大使と対立している内務省の職員が大使館に入り込み、大使と犯人の立てこもる部屋の外から銃撃戦を始める。さすがにこれに警察も大使館へ乗り込み、銃を大使館員から取り上げる。

最後に収拾、捕まった犯人にスイス在のハンガリー人は声援を送る。ハンガリーの体制が抑圧的になっていて亡命した人たちなのであろうと推測できる。

何十年も真相が不明になっていた事件でこの映画も、これが真実なのかどうかわからないという字幕から始まる。

ザ・レッスン/授業の代償 2014

ブルガリア、ギリシャの映画、クリスティナ・グロゼヴァ、ペタル・ヴァルチャノフの二人の監督による。

主人公の女教師が担当のクラスでお金の盗難があった。犯人は申し出るように生徒たちに言うが誰も出てこない。

家に帰ると怠け者の夫が家の返済を怠り、そのため自宅が差し押さえられそうになる。なんとかしてカネを工面する必要がある。仲が悪い父親へ頼もうと行くが後妻に我慢がならず不首尾になり、最後には高利貸しへ借金に行く。

ようやく振り込むと銀行から金額が間違えてほんの僅か足りないと電話があり、足りない分入金するため奔走する。サラ金の返済に当てにしていたバイトの翻訳会社が潰れ、返せなくなる。返済の延長を頼みに行くと卑しい欲求をされる。最後に覚悟を決めて主人公は高利貸しへ向かうが・・・

プライドの高い女教師が、そのためもあってどんどん立場が悪くなっていく。そのため真逆の行為に出るまでに至るのが見ものである。

銀行側の手落ちで金を間違えても個人に責任がかかるのかと思ったりした。日本の銀行ならどういうふうにするのだろうかと思ったりした。

ちいさなバイオリニスト 2013

オランダ映画。監督ウァイス。父に隠れて不思議な老人からヴァイオリンを習う少年の物語。


サッカーに励んでいる少年が帰り路に不思議な光景を目にする。空き家の庭でヴァイオリンを弾く老人。少年にはその音楽に合わせ亡くなった母親の幻想が映る。

ヴァイオリンを習いたくなった少年は老人に頼む。難色を示していた老人は少年の熱心さに負け教える。ただしサッカーを習っていることにして、父親には内緒でやる。少年と二人住まいの父は老人の話を聞くと、二度と会ってはいけない、空き家に行ってはいけないと申し渡したからである。

ヴァイオリンに夢中になった少年は仲良しの同級生、アジア人との混血でやや黒人ぽい顔立ち、との約束なども忘れてしまうこともある。

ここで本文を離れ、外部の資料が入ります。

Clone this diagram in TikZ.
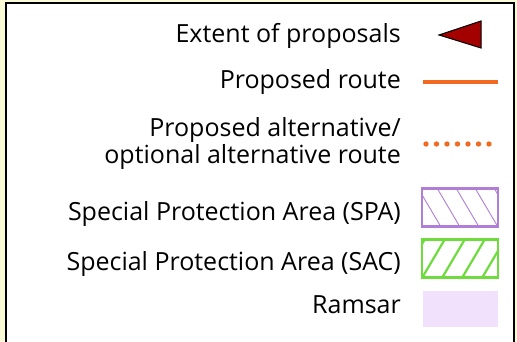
\documentclass[tikz,border=0pt]{standalone}
\usepackage{fontspec}
\setmainfont{Open Sans}
\definecolor{mapbg}{HTML}{FAFAD6}
\definecolor{routeorange}{HTML}{F26A21}
\definecolor{extentred}{HTML}{A30000}
\definecolor{spapurple}{HTML}{B07ED6}
\definecolor{sacgreen}{HTML}{6FDC3E}
\definecolor{ramsarfill}{HTML}{F1E1FC}
\begin{document}
\begin{tikzpicture}[x=1pt,y=-1pt,
  lbl/.style={anchor=base east, inner sep=0pt, font=\fontsize{25}{25}\selectfont},
  keybox/.style={minimum width=76pt, minimum height=38pt, inner sep=0pt, outer sep=0pt}]
\useasboundingbox (0,0) rectangle (517,342);
\fill[mapbg] (0,0) rectangle (517,342);
\draw[line width=2pt, fill=white] (6,3) -- (514,3) -- (514,350) -- (6,350) -- cycle;

% labels
\node[lbl] (t1) at (401,43) {Extent of proposals};
\node[lbl] (t2) at (401,89) {Proposed route};
\node[lbl] (t3) at (401,137) {\begin{tabular}[t]{@{}r@{}}Proposed alternative/\\ optional alternative route\end{tabular}};
\node[lbl] (t4) at (401,220) {Special Protection Area (SPA)};
\node[lbl] (t5) at (401,270) {Special Protection Area (SAC)};
\node[lbl] (t6) at (401,313) {Ramsar};

% extent triangle
\coordinate (tri1) at (439,35);
\coordinate (tri2) at (481,21);
\coordinate (tri3) at (481,48);
\draw[fill=extentred, line width=1pt, line join=miter] (tri1) -- (tri2) -- (tri3) -- cycle;

% proposed route
\coordinate (r1) at (423,82);
\coordinate (r2) at (498,82);
\draw[routeorange, line width=4.5pt] (r1) -- (r2);

% alternative route dots
\foreach \i in {0,...,6} {\fill[routeorange] (426+10.5*\i,144) circle (2.7pt);}

% SPA
\node[keybox, draw=spapurple, line width=2.2pt] (spa) at (460,207.5) {};
\begin{scope}
  \clip (spa.north west) rectangle (spa.south east);
  \foreach \s in {-80,-61,...,100} {\draw[spapurple, line width=0.9pt] (422+\s,188) -- ++(23,39);}
\end{scope}
\draw[spapurple, line width=2.2pt] (spa.north west) rectangle (spa.south east);

% SAC
\node[keybox, draw=sacgreen, line width=2.2pt] (sac) at (460,258.5) {};
\begin{scope}
  \clip (sac.north west) rectangle (sac.south east);
  \foreach \s in {-60,-40,...,120} {\draw[sacgreen, line width=2.2pt] (422+\s,278) -- ++(23,-39);}
\end{scope}
\draw[sacgreen, line width=2.2pt] (sac.north west) rectangle (sac.south east);

% Ramsar
\node[keybox, fill=ramsarfill, minimum height=36pt, minimum width=75pt] (ram) at (460.5,309) {};
\end{tikzpicture}
\end{document}
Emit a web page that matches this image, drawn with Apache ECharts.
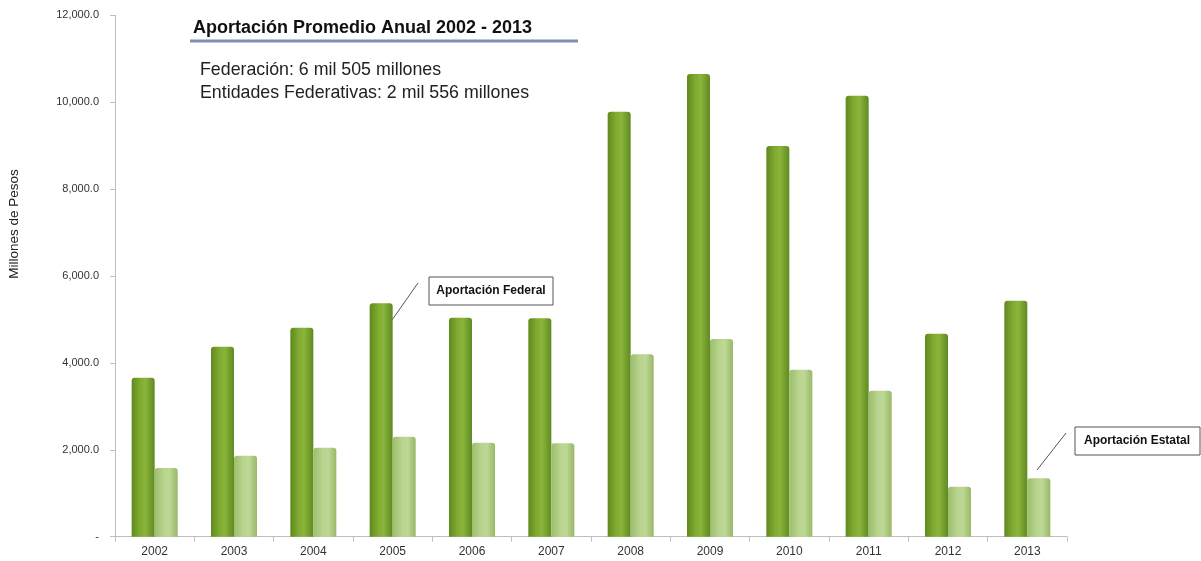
<!DOCTYPE html>
<html><head><meta charset="utf-8">
<script src="https://cdn.jsdelivr.net/npm/echarts@6/dist/echarts.min.js"></script>
<style>html,body{margin:0;padding:0;background:#fff}#c{width:1201px;height:561px}</style>
</head><body><div id="c"></div>
<script>
const years = ['2002','2003','2004','2005','2006','2007','2008','2009','2010','2011','2012','2013'];
const federal = [3660, 4370, 4810, 5370, 5040, 5030, 9780, 10650, 8990, 10150, 4670, 5430];
const estatal = [1580, 1865, 2050, 2300, 2160, 2150, 4200, 4550, 3840, 3360, 1150, 1345];
const yTicks = [0, 2000, 4000, 6000, 8000, 10000, 12000];

const chart = echarts.init(document.getElementById('c'));
const fedGrad = new echarts.graphic.LinearGradient(0,0,1,0,[
  {offset:0,color:'#5e8a1f'},{offset:0.35,color:'#7fa92f'},{offset:0.6,color:'#8ab53a'},{offset:1,color:'#5f8a22'}]);
const estGrad = new echarts.graphic.LinearGradient(0,0,1,0,[
  {offset:0,color:'#9dbd6c'},{offset:0.4,color:'#b8d48e'},{offset:0.65,color:'#bdd895'},{offset:1,color:'#98b866'}]);

chart.setOption({
  animation:false,
  grid:{left:115,right:134,top:15.3,bottom:24.3},
  xAxis:{type:'category',data:years,
    axisLine:{lineStyle:{color:'#bfbfbf'}},
    axisTick:{show:true,length:5,lineStyle:{color:'#bfbfbf'}},
    axisLabel:{color:'#333',fontSize:12,fontFamily:'Liberation Sans',margin:9}},
  yAxis:{type:'value',min:0,max:12000,interval:2000,
    axisLine:{show:true,lineStyle:{color:'#bfbfbf'}},
    axisTick:{show:true,length:5,lineStyle:{color:'#bfbfbf'}},
    splitLine:{show:false},
    axisLabel:{color:'#333',fontSize:11,fontFamily:'Liberation Sans',margin:16,
      formatter:v=> v===0 ? '-' : v.toLocaleString('en-US',{minimumFractionDigits:1,maximumFractionDigits:1})}},
  series:[
    {name:'Aportación Federal',type:'bar',data:federal,barGap:'0%',barCategoryGap:'42%',
      itemStyle:{color:fedGrad,borderRadius:[3,3,0,0]}},
    {name:'Aportación Estatal',type:'bar',data:estatal,
      itemStyle:{color:estGrad,borderRadius:[3,3,0,0]}}
  ],
  graphic:[
    {type:'text',x:14,y:224,rotation:Math.PI/2,style:{text:'Millones de Pesos',font:'13.5px "Liberation Sans"',fill:'#222',align:'center',verticalAlign:'middle'}},
    {type:'text',x:193,y:28,style:{text:'Aportación Promedio Anual 2002 - 2013',font:'bold 18px "Liberation Sans"',fill:'#111',verticalAlign:'middle'}},
    {type:'line',shape:{x1:190,y1:41,x2:578,y2:41},style:{stroke:'#7f8fb0',lineWidth:3}},
    {type:'text',x:200,y:70,style:{text:'Federación: 6 mil 505 millones',font:'17.8px "Liberation Sans"',fill:'#222',verticalAlign:'middle'}},
    {type:'text',x:200,y:93,style:{text:'Entidades Federativas: 2 mil 556 millones',font:'17.8px "Liberation Sans"',fill:'#222',verticalAlign:'middle'}},
    {type:'rect',shape:{x:429,y:277,width:124,height:28},style:{fill:'#fff',stroke:'#555',lineWidth:1}},
    {type:'text',x:491,y:291,style:{text:'Aportación Federal',font:'bold 12px "Liberation Sans"',fill:'#111',align:'center',verticalAlign:'middle'}},
    {type:'line',shape:{x1:418,y1:283,x2:392,y2:320},style:{stroke:'#555',lineWidth:1}},
    {type:'rect',shape:{x:1075,y:427,width:125,height:28},style:{fill:'#fff',stroke:'#555',lineWidth:1}},
    {type:'text',x:1137,y:441,style:{text:'Aportación Estatal',font:'bold 12px "Liberation Sans"',fill:'#111',align:'center',verticalAlign:'middle'}},
    {type:'line',shape:{x1:1066,y1:433,x2:1037,y2:470},style:{stroke:'#555',lineWidth:1}}
  ]
});
</script></body></html>
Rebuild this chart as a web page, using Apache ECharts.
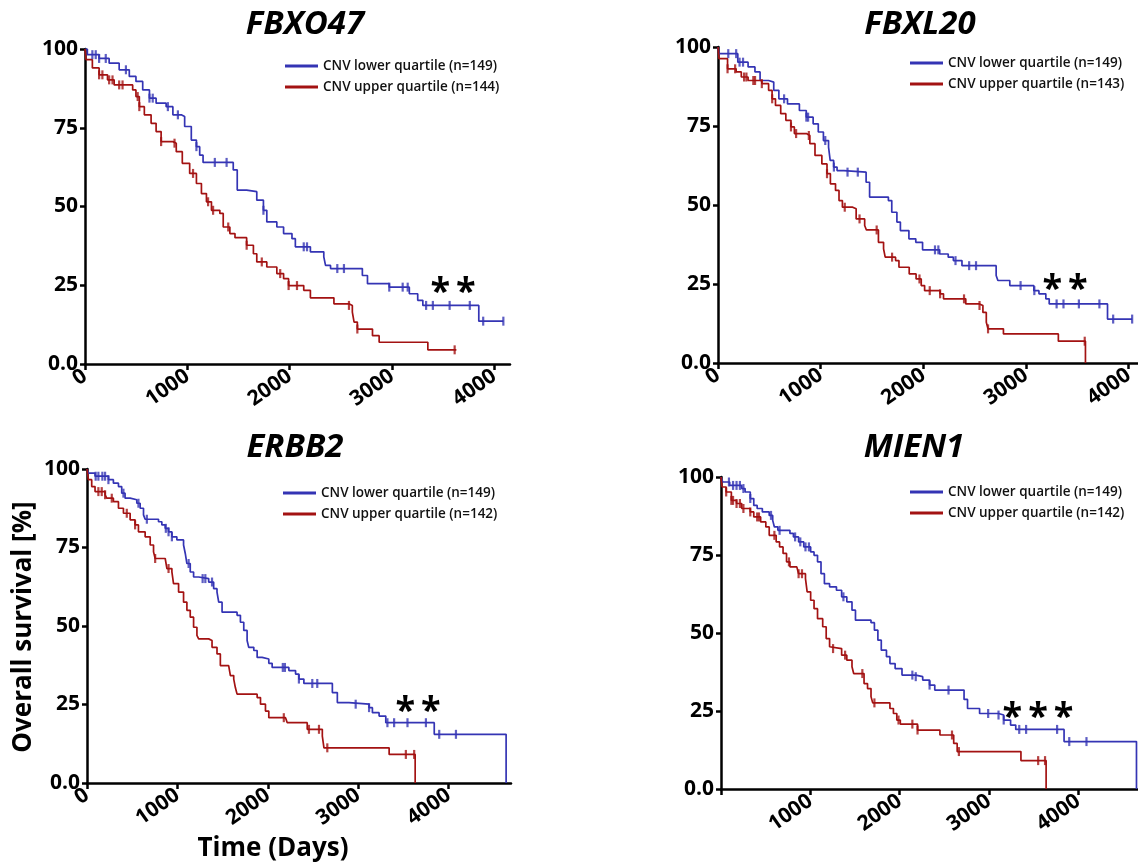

上達するものの、当然いつまでも秘密にしておけるはずはなく、父親にばれてしまう。しかし不思議な老人の素性、過去の謎がわかるだけでなく、話は一挙に幻想的になっていく。最後の学校でのヴァイオリン演奏の場面では更に映画的な展開になる。

2015年6月22日月曜日

コールガール 2012年

 
スウェーデン映画、マルシメーン監督による。1970年代に政治スキャンダルに発展した買春組織の摘発を描いている。

十代の少女二人、寮に住む彼女らは買春組織に関わり合いを持つようになる。様々な政府等高官の相手やパーティ参加に駆り出され、嫌になっても抜け出されなくなる。
 
一方、警察でもこの買春組織を盗聴し摘発に向かう。しかし政府の高官等、中には大臣まで買春をしていた事実が明らかになるとこれを伏せておこうとする勢力が圧力をかける。担当の若い刑事はなんとかして少女売春という重罪で告発しようとし、今は寮から隔離施設に移されている少女の一人に接近する。しかしこの刑事に・・・・・

スウェーデンなんていかにも買春とか不思議でないようなイメージ(偏見?)があったけれどこのような醜聞が起きていたとは全く知らなかった。